#### YOUR TASK
Reproduce, please, only the lines from the first line below to the line containing "58.5, 61.5, 61.5, 58.5, 61.5, 58.5]", inclusive.

# DATASET CONTENT start

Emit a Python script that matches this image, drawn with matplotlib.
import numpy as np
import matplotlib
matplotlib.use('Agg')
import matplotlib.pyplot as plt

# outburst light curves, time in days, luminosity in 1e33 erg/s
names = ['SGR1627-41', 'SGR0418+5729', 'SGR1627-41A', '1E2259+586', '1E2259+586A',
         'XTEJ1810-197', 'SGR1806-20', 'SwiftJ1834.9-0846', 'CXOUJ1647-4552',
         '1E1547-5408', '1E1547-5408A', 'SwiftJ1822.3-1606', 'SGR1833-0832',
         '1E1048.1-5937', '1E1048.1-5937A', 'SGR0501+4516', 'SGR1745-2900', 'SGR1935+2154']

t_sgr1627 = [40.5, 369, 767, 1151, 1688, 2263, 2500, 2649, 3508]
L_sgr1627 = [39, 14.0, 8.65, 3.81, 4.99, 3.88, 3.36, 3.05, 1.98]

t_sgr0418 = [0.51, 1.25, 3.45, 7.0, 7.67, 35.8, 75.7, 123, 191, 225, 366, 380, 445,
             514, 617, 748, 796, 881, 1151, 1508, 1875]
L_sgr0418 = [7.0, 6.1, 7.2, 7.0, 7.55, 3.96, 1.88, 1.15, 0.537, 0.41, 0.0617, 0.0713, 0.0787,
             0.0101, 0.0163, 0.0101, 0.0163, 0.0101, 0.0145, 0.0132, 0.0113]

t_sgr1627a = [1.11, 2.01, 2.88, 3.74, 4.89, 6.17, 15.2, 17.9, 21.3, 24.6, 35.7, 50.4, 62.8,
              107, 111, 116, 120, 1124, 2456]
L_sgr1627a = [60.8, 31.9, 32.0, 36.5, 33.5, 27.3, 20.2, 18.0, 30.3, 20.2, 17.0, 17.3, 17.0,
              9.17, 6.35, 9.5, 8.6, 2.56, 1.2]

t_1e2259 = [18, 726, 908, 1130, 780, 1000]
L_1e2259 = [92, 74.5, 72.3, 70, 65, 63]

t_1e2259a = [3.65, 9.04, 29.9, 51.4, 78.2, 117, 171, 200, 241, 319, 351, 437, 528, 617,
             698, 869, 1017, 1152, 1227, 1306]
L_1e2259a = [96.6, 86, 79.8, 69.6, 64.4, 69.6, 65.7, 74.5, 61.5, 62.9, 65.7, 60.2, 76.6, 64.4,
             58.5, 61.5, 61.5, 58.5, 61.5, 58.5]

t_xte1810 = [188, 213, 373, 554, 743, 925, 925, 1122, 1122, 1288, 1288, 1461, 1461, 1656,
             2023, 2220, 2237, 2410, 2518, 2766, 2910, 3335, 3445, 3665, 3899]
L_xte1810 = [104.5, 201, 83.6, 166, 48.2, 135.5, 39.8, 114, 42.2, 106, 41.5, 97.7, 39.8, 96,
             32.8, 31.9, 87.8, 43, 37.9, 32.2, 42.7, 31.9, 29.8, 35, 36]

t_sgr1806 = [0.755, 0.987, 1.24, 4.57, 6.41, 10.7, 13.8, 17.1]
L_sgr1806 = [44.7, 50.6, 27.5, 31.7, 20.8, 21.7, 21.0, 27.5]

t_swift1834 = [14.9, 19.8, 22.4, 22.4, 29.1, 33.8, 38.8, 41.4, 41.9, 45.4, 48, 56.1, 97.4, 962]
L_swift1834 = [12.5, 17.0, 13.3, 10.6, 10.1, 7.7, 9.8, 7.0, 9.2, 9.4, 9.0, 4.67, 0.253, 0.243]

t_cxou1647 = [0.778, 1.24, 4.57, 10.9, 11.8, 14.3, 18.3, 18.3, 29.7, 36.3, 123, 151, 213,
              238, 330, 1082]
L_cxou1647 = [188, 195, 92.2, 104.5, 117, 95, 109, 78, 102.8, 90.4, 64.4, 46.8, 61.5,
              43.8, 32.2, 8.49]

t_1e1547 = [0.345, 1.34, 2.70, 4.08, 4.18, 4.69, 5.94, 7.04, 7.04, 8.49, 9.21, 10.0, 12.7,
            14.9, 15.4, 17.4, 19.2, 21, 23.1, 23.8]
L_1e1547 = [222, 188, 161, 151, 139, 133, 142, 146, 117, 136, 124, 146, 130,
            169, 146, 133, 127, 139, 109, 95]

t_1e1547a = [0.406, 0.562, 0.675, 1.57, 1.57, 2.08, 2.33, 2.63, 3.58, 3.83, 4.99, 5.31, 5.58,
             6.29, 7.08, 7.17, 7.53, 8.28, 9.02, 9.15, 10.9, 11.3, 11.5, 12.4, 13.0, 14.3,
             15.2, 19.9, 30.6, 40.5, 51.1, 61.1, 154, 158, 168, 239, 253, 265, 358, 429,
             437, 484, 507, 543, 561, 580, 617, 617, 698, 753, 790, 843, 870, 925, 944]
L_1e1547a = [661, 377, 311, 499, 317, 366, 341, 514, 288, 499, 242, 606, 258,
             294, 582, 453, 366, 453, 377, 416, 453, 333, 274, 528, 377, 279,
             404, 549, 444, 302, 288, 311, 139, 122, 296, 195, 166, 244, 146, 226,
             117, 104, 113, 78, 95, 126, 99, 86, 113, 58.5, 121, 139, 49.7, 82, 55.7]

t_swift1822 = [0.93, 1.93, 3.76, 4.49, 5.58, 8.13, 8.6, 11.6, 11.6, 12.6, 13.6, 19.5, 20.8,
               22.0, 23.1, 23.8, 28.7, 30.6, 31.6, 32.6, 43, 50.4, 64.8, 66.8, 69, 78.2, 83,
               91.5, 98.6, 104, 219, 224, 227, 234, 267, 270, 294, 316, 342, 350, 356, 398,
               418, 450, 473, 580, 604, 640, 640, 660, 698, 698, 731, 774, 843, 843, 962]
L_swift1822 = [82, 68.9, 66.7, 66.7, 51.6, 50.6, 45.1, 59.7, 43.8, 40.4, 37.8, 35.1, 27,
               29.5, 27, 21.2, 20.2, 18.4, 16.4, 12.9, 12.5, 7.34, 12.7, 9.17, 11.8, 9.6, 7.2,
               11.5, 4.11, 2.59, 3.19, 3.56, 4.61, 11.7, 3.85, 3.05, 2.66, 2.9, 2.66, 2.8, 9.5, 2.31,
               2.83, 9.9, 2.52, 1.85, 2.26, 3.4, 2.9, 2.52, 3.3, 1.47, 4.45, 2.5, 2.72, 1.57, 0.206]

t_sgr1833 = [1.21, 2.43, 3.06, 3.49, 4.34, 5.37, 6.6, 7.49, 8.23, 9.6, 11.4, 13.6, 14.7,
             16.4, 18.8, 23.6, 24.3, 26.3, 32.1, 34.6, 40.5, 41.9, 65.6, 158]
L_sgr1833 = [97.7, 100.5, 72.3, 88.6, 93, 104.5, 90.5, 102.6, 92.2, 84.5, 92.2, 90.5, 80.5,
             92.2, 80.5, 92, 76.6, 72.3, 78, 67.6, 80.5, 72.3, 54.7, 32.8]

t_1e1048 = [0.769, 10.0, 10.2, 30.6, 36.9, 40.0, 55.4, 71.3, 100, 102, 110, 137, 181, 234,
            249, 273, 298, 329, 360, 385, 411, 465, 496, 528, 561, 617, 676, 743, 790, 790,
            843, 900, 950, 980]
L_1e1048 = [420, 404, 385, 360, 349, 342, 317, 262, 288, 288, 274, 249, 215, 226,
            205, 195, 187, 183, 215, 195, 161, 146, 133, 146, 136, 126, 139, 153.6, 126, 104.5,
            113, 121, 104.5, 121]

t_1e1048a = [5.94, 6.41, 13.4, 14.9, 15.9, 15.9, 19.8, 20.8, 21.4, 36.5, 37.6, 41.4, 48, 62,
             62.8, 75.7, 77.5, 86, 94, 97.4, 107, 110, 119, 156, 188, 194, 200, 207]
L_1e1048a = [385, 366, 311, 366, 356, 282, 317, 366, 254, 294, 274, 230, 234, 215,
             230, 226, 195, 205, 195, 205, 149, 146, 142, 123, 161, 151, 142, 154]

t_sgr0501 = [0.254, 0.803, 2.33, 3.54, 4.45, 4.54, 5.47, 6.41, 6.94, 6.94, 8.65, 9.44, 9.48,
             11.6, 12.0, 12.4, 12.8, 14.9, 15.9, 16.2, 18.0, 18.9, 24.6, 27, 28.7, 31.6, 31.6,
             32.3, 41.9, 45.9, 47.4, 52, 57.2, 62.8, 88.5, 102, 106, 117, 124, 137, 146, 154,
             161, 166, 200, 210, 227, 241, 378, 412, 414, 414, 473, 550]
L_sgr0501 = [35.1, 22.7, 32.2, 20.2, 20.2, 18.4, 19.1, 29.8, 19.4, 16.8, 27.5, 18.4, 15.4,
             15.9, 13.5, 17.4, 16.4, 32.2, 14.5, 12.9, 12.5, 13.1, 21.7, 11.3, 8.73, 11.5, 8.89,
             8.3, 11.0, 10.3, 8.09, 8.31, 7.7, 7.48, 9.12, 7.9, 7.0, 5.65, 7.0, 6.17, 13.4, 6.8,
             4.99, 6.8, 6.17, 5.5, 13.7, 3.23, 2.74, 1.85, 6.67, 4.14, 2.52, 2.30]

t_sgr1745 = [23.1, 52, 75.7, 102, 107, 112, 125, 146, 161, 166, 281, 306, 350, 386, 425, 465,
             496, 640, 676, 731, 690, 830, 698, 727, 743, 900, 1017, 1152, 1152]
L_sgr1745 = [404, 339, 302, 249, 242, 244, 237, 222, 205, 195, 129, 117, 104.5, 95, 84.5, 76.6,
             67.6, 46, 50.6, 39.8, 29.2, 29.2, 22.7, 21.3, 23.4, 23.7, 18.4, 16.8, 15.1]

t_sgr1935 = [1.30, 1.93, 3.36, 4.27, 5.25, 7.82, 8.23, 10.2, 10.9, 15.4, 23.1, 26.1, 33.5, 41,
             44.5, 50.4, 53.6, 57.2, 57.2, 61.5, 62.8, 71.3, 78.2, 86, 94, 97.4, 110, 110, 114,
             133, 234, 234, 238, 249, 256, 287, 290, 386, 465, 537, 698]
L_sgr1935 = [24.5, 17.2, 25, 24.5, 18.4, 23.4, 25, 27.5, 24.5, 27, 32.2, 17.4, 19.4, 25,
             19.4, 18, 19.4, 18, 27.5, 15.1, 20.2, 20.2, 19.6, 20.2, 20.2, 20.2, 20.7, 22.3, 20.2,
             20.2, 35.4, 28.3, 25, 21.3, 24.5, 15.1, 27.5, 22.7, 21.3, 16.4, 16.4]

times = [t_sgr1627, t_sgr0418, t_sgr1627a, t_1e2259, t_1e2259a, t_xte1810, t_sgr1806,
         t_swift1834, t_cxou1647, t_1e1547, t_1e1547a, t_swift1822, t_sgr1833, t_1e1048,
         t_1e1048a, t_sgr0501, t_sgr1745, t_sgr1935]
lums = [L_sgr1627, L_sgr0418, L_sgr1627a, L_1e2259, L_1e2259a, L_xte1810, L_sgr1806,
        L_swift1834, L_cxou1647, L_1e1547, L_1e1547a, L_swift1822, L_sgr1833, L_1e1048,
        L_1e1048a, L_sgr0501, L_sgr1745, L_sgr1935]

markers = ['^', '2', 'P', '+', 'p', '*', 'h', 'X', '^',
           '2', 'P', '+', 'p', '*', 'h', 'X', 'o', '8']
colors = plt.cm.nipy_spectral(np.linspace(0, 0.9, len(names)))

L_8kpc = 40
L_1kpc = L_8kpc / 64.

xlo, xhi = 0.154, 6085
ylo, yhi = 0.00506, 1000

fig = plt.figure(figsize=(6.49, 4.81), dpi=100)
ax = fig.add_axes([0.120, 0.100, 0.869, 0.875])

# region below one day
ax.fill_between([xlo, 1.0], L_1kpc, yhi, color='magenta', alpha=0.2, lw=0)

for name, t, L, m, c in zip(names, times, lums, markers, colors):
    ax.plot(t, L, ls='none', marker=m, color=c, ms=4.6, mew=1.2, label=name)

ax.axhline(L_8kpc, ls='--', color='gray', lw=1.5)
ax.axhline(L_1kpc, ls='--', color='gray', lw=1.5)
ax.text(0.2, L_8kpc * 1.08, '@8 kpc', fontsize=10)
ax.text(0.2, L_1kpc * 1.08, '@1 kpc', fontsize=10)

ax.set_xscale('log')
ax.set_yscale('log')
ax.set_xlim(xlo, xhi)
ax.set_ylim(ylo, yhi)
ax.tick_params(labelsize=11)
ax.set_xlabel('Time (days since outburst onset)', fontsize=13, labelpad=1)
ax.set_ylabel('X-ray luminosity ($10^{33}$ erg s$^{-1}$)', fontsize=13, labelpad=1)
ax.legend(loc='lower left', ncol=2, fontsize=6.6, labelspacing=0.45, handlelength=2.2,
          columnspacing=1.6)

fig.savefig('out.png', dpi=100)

# DATASET CONTENT end

#### WRITTEN SOLUTION
Emit a Python script that matches this image, drawn with matplotlib.
import numpy as np
import matplotlib
matplotlib.use('Agg')
import matplotlib.pyplot as plt

# outburst light curves, time in days, luminosity in 1e33 erg/s
names = ['SGR1627-41', 'SGR0418+5729', 'SGR1627-41A', '1E2259+586', '1E2259+586A',
         'XTEJ1810-197', 'SGR1806-20', 'SwiftJ1834.9-0846', 'CXOUJ1647-4552',
         '1E1547-5408', '1E1547-5408A', 'SwiftJ1822.3-1606', 'SGR1833-0832',
         '1E1048.1-5937', '1E1048.1-5937A', 'SGR0501+4516', 'SGR1745-2900', 'SGR1935+2154']

t_sgr1627 = [40.5, 369, 767, 1151, 1688, 2263, 2500, 2649, 3508]
L_sgr1627 = [39, 14.0, 8.65, 3.81, 4.99, 3.88, 3.36, 3.05, 1.98]

t_sgr0418 = [0.51, 1.25, 3.45, 7.0, 7.67, 35.8, 75.7, 123, 191, 225, 366, 380, 445,
             514, 617, 748, 796, 881, 1151, 1508, 1875]
L_sgr0418 = [7.0, 6.1, 7.2, 7.0, 7.55, 3.96, 1.88, 1.15, 0.537, 0.41, 0.0617, 0.0713, 0.0787,
             0.0101, 0.0163, 0.0101, 0.0163, 0.0101, 0.0145, 0.0132, 0.0113]

t_sgr1627a = [1.11, 2.01, 2.88, 3.74, 4.89, 6.17, 15.2, 17.9, 21.3, 24.6, 35.7, 50.4, 62.8,
              107, 111, 116, 120, 1124, 2456]
L_sgr1627a = [60.8, 31.9, 32.0, 36.5, 33.5, 27.3, 20.2, 18.0, 30.3, 20.2, 17.0, 17.3, 17.0,
              9.17, 6.35, 9.5, 8.6, 2.56, 1.2]

t_1e2259 = [18, 726, 908, 1130, 780, 1000]
L_1e2259 = [92, 74.5, 72.3, 70, 65, 63]

t_1e2259a = [3.65, 9.04, 29.9, 51.4, 78.2, 117, 171, 200, 241, 319, 351, 437, 528, 617,
             698, 869, 1017, 1152, 1227, 1306]
L_1e2259a = [96.6, 86, 79.8, 69.6, 64.4, 69.6, 65.7, 74.5, 61.5, 62.9, 65.7, 60.2, 76.6, 64.4,
             58.5, 61.5, 61.5, 58.5, 61.5, 58.5]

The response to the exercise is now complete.